Keith Cieplicki

Personal information
- Born: June 6, 1963 (age 63) Burlington, Vermont, U.S.
- Listed height: 6 ft 4 in (1.93 m)
- Listed weight: 165 lb (75 kg)

Career information
- High school: Rice Memorial (South Burlington, Vermont)
- College: William & Mary (1981–1985)
- NBA draft: 1985: 7th round, 161st overall pick
- Drafted by: Los Angeles Lakers
- Position: Shooting guard

Career history

Coaching
- 1986–1987: Vermont (men's asst.)
- 1987–1991: Rice Mem. HS (boys' HC)
- 1991–1993: Vermont (women's asst.)
- 1993–1995: Boston College (women's asst.)
- 1995–1997: Rice Mem. HS (girls' HC)
- 1997–2003: Vermont
- 2003–2006: Syracuse

Career highlights
- As player: 3× First-team All-ECAC South (1983–1985); No. 14 retired by William & Mary Tribe; As coach: 3× America East regular season champion (1998, 2000, 2002); 2× America East Coach of the Year (2000, 2002);
- Stats at Basketball Reference

= Keith Cieplicki =

American basketball player-coach (born 1963)

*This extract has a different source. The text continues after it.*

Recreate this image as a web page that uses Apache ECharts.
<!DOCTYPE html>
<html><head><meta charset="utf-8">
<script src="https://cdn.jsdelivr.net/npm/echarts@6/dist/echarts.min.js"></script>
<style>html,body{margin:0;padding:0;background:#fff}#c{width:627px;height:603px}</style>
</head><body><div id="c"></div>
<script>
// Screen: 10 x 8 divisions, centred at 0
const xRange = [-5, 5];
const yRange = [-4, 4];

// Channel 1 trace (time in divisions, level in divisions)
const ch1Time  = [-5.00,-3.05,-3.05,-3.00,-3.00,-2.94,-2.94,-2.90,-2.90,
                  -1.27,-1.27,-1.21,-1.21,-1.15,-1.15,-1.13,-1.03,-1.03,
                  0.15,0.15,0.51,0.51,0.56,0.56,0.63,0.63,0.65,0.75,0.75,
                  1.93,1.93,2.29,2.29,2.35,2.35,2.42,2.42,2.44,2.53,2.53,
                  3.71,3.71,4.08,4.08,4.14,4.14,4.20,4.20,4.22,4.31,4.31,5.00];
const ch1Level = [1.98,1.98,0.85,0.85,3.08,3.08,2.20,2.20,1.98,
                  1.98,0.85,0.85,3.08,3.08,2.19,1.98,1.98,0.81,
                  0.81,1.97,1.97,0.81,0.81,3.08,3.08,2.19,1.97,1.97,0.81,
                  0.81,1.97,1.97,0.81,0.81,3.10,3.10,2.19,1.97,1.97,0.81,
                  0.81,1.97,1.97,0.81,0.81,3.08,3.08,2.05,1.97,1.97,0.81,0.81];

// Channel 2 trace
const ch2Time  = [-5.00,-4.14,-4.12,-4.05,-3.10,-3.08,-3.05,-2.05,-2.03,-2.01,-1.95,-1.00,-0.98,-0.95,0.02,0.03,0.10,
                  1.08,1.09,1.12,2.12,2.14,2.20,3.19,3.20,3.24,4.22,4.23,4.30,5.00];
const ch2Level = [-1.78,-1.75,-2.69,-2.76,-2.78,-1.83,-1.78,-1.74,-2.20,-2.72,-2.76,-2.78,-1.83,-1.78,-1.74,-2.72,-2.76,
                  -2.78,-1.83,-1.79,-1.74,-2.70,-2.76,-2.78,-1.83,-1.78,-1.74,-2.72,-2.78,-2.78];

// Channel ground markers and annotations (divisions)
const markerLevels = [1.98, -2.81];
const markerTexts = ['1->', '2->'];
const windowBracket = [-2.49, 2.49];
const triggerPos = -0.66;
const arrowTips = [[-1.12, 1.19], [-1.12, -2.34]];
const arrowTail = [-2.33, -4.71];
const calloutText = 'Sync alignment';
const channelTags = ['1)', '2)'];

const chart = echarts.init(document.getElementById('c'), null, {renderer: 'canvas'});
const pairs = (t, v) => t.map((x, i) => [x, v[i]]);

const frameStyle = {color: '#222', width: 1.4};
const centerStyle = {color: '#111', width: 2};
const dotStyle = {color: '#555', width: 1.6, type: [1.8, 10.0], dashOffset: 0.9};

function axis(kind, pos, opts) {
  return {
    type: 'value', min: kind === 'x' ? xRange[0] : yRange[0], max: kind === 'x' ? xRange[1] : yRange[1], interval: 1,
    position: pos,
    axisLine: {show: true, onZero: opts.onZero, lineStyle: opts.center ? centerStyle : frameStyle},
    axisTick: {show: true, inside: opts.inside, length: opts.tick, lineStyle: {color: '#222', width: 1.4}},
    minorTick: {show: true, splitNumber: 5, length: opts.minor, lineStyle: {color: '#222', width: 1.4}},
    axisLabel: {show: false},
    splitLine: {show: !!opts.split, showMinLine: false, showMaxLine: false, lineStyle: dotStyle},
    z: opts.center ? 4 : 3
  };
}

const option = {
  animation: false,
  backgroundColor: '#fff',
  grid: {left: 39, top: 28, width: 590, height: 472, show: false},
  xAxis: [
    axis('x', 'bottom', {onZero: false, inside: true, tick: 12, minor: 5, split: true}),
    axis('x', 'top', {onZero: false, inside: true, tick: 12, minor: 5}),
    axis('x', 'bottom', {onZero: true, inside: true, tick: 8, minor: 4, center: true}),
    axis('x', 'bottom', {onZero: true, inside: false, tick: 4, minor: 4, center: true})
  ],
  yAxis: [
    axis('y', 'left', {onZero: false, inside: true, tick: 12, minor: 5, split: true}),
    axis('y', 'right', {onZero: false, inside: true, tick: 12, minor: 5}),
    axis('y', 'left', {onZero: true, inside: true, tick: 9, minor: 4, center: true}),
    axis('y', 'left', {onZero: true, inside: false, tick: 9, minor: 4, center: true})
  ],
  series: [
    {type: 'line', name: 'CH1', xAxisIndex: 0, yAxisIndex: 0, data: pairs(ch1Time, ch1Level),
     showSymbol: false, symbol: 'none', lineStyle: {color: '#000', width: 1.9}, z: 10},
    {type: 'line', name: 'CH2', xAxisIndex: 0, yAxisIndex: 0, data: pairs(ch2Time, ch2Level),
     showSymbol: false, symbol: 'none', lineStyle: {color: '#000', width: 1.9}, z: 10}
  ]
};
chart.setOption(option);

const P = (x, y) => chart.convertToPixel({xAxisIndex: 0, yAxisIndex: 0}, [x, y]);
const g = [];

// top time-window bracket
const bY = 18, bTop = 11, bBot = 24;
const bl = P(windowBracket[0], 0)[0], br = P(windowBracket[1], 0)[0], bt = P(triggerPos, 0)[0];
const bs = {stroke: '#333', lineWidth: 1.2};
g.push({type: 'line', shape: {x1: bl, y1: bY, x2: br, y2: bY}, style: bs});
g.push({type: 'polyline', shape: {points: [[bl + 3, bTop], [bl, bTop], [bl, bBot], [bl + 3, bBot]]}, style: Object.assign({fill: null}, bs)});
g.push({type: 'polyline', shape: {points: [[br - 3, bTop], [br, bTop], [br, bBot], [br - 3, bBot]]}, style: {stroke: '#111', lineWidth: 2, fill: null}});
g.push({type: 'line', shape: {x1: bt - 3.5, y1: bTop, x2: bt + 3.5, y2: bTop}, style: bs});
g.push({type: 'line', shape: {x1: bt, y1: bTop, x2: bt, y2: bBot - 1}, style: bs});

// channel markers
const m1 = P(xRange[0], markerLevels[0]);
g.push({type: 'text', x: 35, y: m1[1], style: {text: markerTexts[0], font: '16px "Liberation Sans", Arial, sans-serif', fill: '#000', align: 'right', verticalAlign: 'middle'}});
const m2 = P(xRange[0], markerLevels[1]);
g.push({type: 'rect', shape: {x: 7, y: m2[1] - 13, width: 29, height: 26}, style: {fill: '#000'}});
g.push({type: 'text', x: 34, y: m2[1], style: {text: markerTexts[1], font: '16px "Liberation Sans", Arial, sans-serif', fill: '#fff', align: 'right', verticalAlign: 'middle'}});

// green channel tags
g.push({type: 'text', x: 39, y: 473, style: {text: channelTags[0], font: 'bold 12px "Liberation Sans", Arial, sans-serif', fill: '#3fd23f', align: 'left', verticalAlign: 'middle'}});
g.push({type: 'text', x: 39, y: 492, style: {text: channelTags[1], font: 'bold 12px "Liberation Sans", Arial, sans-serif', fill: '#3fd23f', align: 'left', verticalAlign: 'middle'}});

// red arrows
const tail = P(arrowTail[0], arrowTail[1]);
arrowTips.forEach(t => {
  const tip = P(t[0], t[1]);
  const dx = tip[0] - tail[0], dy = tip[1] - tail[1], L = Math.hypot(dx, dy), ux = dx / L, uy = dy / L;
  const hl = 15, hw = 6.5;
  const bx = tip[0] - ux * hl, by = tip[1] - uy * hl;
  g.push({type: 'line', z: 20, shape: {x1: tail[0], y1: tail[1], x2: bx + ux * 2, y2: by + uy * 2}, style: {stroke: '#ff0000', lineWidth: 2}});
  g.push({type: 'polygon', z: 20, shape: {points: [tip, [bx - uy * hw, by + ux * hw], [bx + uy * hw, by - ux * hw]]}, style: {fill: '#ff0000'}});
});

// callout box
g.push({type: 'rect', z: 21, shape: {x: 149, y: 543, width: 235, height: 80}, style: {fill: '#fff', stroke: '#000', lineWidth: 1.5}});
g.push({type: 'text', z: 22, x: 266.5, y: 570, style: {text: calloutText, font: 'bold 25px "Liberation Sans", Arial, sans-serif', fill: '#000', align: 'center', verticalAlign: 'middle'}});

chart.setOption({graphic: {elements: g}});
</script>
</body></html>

Keith Cieplicki (born June 6, 1963) is an American former college basketball player and women's college basketball coach. From 1997 to 2003, he coached at Vermont, where he posted a 127–53 (.705) record. He left Vermont to take the head coaching job at Syracuse. In his three seasons there, he posted a 28–55 overall record. After the 2006 season he resigned. He was named one of the 50 Greatest Sports Figures from Vermont by Sports Illustrated.

==Playing career==
Cieplicki was the first Vermont high school player to ever score over 2,000 points while at Rice Memorial High School, where he played under his father Bernie Cieplicki Sr. He was a two-time Vermont high school athlete of the year and led Rice to a state title in 1980.

After high school, Cieplicki played college basketball at William & Mary where he was a three-time ECAC South first team all-conference selection and helped the Tribe reach its first-ever postseason tournament with a berth in the 1983 NIT. Through 2020–21, Cieplicki is seventh all-time in scoring with 1,812 points at William & Mary and had his number 14 retired by the school.

Cieplicki was taken in the seventh round by the Los Angeles Lakers in the 1985 NBA draft.

==Coaching career==
In 1986, Cieplicki returned home and began his coaching career under Tom Brennan at Vermont. He then went back to his alma mater Rice where he was the head coach of the boys' basketball team. Cieplicki then transitioned to the Vermont women's program as an assistant under Cathy Inglese, and followed her to Boston College as an assistant between the years of 1991 and 1995. He returned to his alma mater once more, this time to coach the Rice girls' basketball team for two seasons before being named the head women's basketball coach at Vermont.

While at Vermont, his teams won three America East Conference regular season titles, and advanced to the NCAA tournament in 2000. In 2000, and 2002, he was named American East Conference Coach of the year. In 2003, he was named the head women's basketball coach at Syracuse and resigned in 2006.

==Personal==
Cieplicki is a member of the Vermont Sports Hall of Fame, New England Basketball Hall of Fame, Rice Memorial Athletic Hall of Fame and the William & Mary Athletic Hall of Fame. He comes from a prominent basketball family as his father Bernie Sr. won three Vermont state boys basketball championships as a coach, while brother Bernie Jr. played collegiately at both Fairfield and Vermont. His brother Kevin also coached the Rice boys program, while nephew Kyle played collegiately at Vermont and is a current assistant coach with the Catamounts.

He currently lives in Syracuse, New York and works in the non-profit sector.